Here’s why I most love Weird Bran, though: He’s very funny. The show is best when it’s just a bit goofy, but that sense of humor has been hard to find in recent seasons. Weird Bran, with his middle-distance stare and the way he seems like he’s operating on an entirely different plane of existence, has been one of Game of Thrones’ more reliable sources of silliness. He’s not a funny guy, of course: Whenever Bran issues some monotone declaration about a thing nobody could possibly know, the characters around him react with perplexed confusion. Their exasperation is obvious, and the stakes of it all — the world is ending, and this guy’s unbearably odd — make for a hilariously mismatched tone. Sansa’s frustration and awkwardness around her kid brother makes us like her even more because that’s how we feel, too. When Jon and Dany arrived in Winterfell, they looked more like statues than tired travelers — until, that is, Jon tried to greet Bran and ended up furrowing his brow in alarm, which was the funniest thing he’s done in years. Bran isn’t really a person anymore, but he makes everyone else look like people by comparison.
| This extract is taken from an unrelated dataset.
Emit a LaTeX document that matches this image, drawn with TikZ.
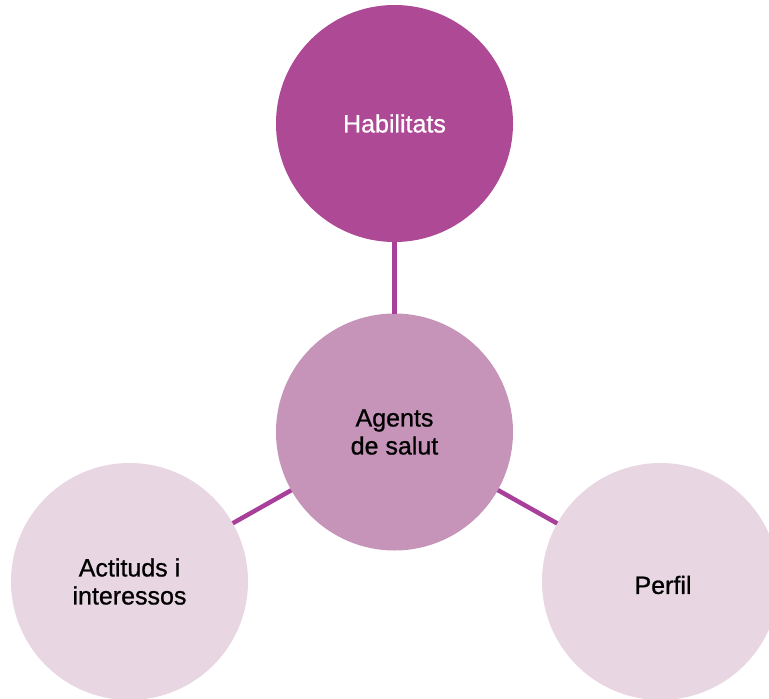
\documentclass[tikz,border=0pt]{standalone}
\usepackage{fontspec}
\setmainfont{Liberation Sans}
\newfontfamily\medfont{Liberation Sans}[FakeBold=0.8]
\definecolor{cTop}{HTML}{AE4A95}
\definecolor{cMid}{HTML}{C594B8}
\definecolor{cOut}{HTML}{E8D6E3}
\definecolor{cLine}{HTML}{A8409B}
\begin{document}
\begin{tikzpicture}[x=1pt,y=-1pt,
  lbl/.style={font=\medfont\fontsize{25}{28}\selectfont,align=center},
  bubble/.style={circle,minimum size=237pt,inner sep=0pt,outer sep=0pt,lbl},
  link/.style={draw=cLine,line width=4.5pt}]
\useasboundingbox (0,0) rectangle (769,699);
\clip (0,0) rectangle (769,699);
\node[bubble,fill=cTop,text=white] (hab) at (394.5,123.5) {Habilitats};
\node[bubble,fill=cMid] (ag) at (394.5,432) {Agents\\de salut};
\node[bubble,fill=cOut] (act) at (129.5,581.5) {Actituds i\\interessos};
\node[bubble,fill=cOut] (per) at (660.5,581.5) {};
\node[lbl] (pert) at (663,585) {Perfil};
\draw[link] (ag) -- (hab);
\draw[link] (ag) -- (act);
\draw[link] (ag) -- (per);
\end{tikzpicture}
\end{document}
And Bran’s weirdness doesn’t have to detract from the seriousness of the show. As Sunday’s episode demonstrated pretty handily, Bran’s strangeness can exist as an accepted element without seriously undermining his role in the grand scheme of the story. The idea that Bran carries with him the whole memory of the world, which makes him a special target for the Night King, does work as a motive. It creates a tie between the Night King and a character we actually know, and it gives Bran’s whole deal from the last several seasons more meaning. When he and Sam explain that tie in the war-planning scene — justifying why Bran will be an important figure in their coming battle with the White Walkers — everyone nods along, without exchanging epic side-eye about how bizarre this guy is. He can be everyone’s inexplicable little brother when the series needs to demonstrate that Sansa and Jon are still human enough to register Bran’s peculiar behavior, but he can still be a vital, serious cog in the machine when it counts.
Yes, a horde of zombies approaches, an aunt had sex with her nephew, and there are dragons. A massive battles is coming, and winter is here. So let’s all gather around the few Game of Thrones truths we have left, and be grateful for something that unites everyone behind a single shared belief: Bran Stark is a weird guy.